── Recorded information
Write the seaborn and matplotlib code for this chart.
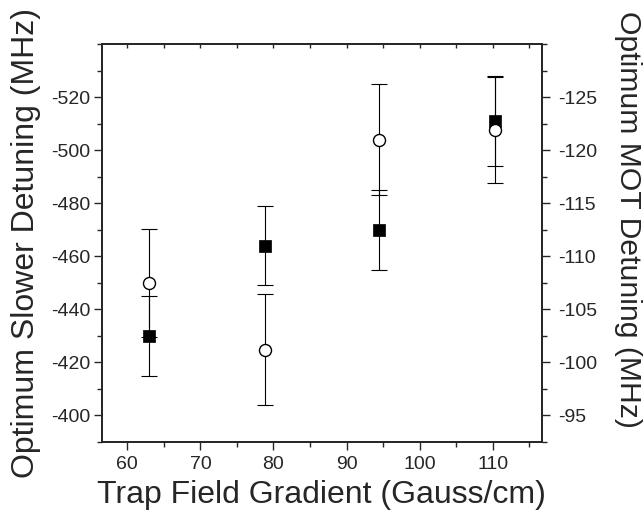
import numpy as np
import matplotlib
matplotlib.use("Agg")
import matplotlib.pyplot as plt
from matplotlib.ticker import MultipleLocator, FixedLocator
import seaborn as sns

sns.set_style("ticks")
plt.rcParams['font.family'] = ['Liberation Sans', 'DejaVu Sans']
plt.rcParams['axes.unicode_minus'] = False

# trap field gradient (Gauss/cm)
gradient = [63.0, 78.8, 94.5, 110.3]
# optimum slower detuning (MHz), squares, left axis
slower = [-430, -464, -470, -511]
slower_err = [15, 15, 15, 17]
# optimum MOT detuning (MHz), circles, right axis
mot = [-107.5, -101.2, -121.0, -121.9]
mot_err = [5.1, 5.2, 5.2, 5.0]

left_ticks = [-400, -420, -440, -460, -480, -500, -520]
right_ticks = [-95, -100, -105, -110, -115, -120, -125]

fig = plt.figure(figsize=(6.44, 5.21), dpi=100)
ax = fig.add_axes([0.158, 0.1516, 0.683, 0.764])
ax2 = ax.twinx()
ax3 = ax.twiny()

# error bars first, then markers on top
ax.errorbar(gradient, slower, yerr=slower_err, fmt='none', ecolor='black',
            elinewidth=0.8, capsize=5.6, capthick=0.8, zorder=2)
ax2.errorbar(gradient, mot, yerr=mot_err, fmt='none', ecolor='black',
             elinewidth=0.8, capsize=5.6, capthick=0.8, zorder=2)
sns.scatterplot(x=gradient, y=slower, ax=ax, marker='s', s=80, color='black',
                edgecolor='black', linewidth=0.5, zorder=3)
sns.scatterplot(x=gradient, y=mot, ax=ax2, marker='o', s=75, color='white',
                edgecolor='black', linewidth=1.0, zorder=3)

ax.set_xlim(56.5, 116.7)
ax3.set_xlim(56.5, 116.7)
ax.set_ylim(-390, -540)
ax2.set_ylim(-92.5, -130)

ax.xaxis.set_major_locator(MultipleLocator(10))
ax.xaxis.set_minor_locator(MultipleLocator(5))
ax3.xaxis.set_major_locator(MultipleLocator(5))
ax.yaxis.set_major_locator(FixedLocator(left_ticks))
ax.yaxis.set_minor_locator(MultipleLocator(10))
ax2.yaxis.set_major_locator(FixedLocator(right_ticks))
ax2.yaxis.set_minor_locator(MultipleLocator(2.5))

for a in (ax, ax2, ax3):
    for sp in a.spines.values():
        sp.set_linewidth(1.1)
        sp.set_visible(True)

ax.tick_params(axis='x', which='both', top=False, direction='out', labelsize=14, width=1.0, pad=4)
ax.tick_params(axis='x', which='major', length=6)
ax.tick_params(axis='x', which='minor', length=3.5)
ax.tick_params(axis='y', which='major', length=6, width=1.0, labelsize=14, pad=2)
ax.tick_params(axis='y', which='minor', length=3.5, width=1.0)
ax2.tick_params(axis='y', which='major', length=6, width=1.0, labelsize=14, pad=6)
ax2.tick_params(axis='y', which='minor', length=3.5, width=1.0)
# small inward ticks on the top spine
ax3.tick_params(axis='x', which='major', direction='in', length=3, width=1.0,
                labeltop=False, top=True)

ax.set_xlabel('Trap Field Gradient (Gauss/cm)', fontsize=23, labelpad=5)
ax.set_ylabel('Optimum Slower Detuning (MHz)', fontsize=23, labelpad=7.5)
ax2.set_ylabel('Optimum MOT Detuning (MHz)', fontsize=21.7, rotation=270)
ax2.yaxis.set_label_coords(1.228, 0.558)

fig.savefig('out.png', dpi=100)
────
Task requirements:
Set every line down exactly as written, leaving each picture out.

Answer to the exercise:
Write the seaborn and matplotlib code for this chart.
import numpy as np
import matplotlib
matplotlib.use("Agg")
import matplotlib.pyplot as plt
from matplotlib.ticker import MultipleLocator, FixedLocator
import seaborn as sns

sns.set_style("ticks")
plt.rcParams['font.family'] = ['Liberation Sans', 'DejaVu Sans']
plt.rcParams['axes.unicode_minus'] = False

# trap field gradient (Gauss/cm)
gradient = [63.0, 78.8, 94.5, 110.3]
# optimum slower detuning (MHz), squares, left axis
slower = [-430, -464, -470, -511]
slower_err = [15, 15, 15, 17]
# optimum MOT detuning (MHz), circles, right axis
mot = [-107.5, -101.2, -121.0, -121.9]
mot_err = [5.1, 5.2, 5.2, 5.0]

left_ticks = [-400, -420, -440, -460, -480, -500, -520]
right_ticks = [-95, -100, -105, -110, -115, -120, -125]

fig = plt.figure(figsize=(6.44, 5.21), dpi=100)
ax = fig.add_axes([0.158, 0.1516, 0.683, 0.764])
ax2 = ax.twinx()
ax3 = ax.twiny()

# error bars first, then markers on top
ax.errorbar(gradient, slower, yerr=slower_err, fmt='none', ecolor='black',
            elinewidth=0.8, capsize=5.6, capthick=0.8, zorder=2)
ax2.errorbar(gradient, mot, yerr=mot_err, fmt='none', ecolor='black',
             elinewidth=0.8, capsize=5.6, capthick=0.8, zorder=2)
sns.scatterplot(x=gradient, y=slower, ax=ax, marker='s', s=80, color='black',
                edgecolor='black', linewidth=0.5, zorder=3)
sns.scatterplot(x=gradient, y=mot, ax=ax2, marker='o', s=75, color='white',
                edgecolor='black', linewidth=1.0, zorder=3)

ax.set_xlim(56.5, 116.7)
ax3.set_xlim(56.5, 116.7)
ax.set_ylim(-390, -540)
ax2.set_ylim(-92.5, -130)

ax.xaxis.set_major_locator(MultipleLocator(10))
ax.xaxis.set_minor_locator(MultipleLocator(5))
ax3.xaxis.set_major_locator(MultipleLocator(5))
ax.yaxis.set_major_locator(FixedLocator(left_ticks))
ax.yaxis.set_minor_locator(MultipleLocator(10))
ax2.yaxis.set_major_locator(FixedLocator(right_ticks))
ax2.yaxis.set_minor_locator(MultipleLocator(2.5))

for a in (ax, ax2, ax3):
    for sp in a.spines.values():
        sp.set_linewidth(1.1)
        sp.set_visible(True)

ax.tick_params(axis='x', which='both', top=False, direction='out', labelsize=14, width=1.0, pad=4)
ax.tick_params(axis='x', which='major', length=6)
ax.tick_params(axis='x', which='minor', length=3.5)
ax.tick_params(axis='y', which='major', length=6, width=1.0, labelsize=14, pad=2)
ax.tick_params(axis='y', which='minor', length=3.5, width=1.0)
ax2.tick_params(axis='y', which='major', length=6, width=1.0, labelsize=14, pad=6)
ax2.tick_params(axis='y', which='minor', length=3.5, width=1.0)
# small inward ticks on the top spine
ax3.tick_params(axis='x', which='major', direction='in', length=3, width=1.0,
                labeltop=False, top=True)

ax.set_xlabel('Trap Field Gradient (Gauss/cm)', fontsize=23, labelpad=5)
ax.set_ylabel('Optimum Slower Detuning (MHz)', fontsize=23, labelpad=7.5)
ax2.set_ylabel('Optimum MOT Detuning (MHz)', fontsize=21.7, rotation=270)
ax2.yaxis.set_label_coords(1.228, 0.558)

fig.savefig('out.png', dpi=100)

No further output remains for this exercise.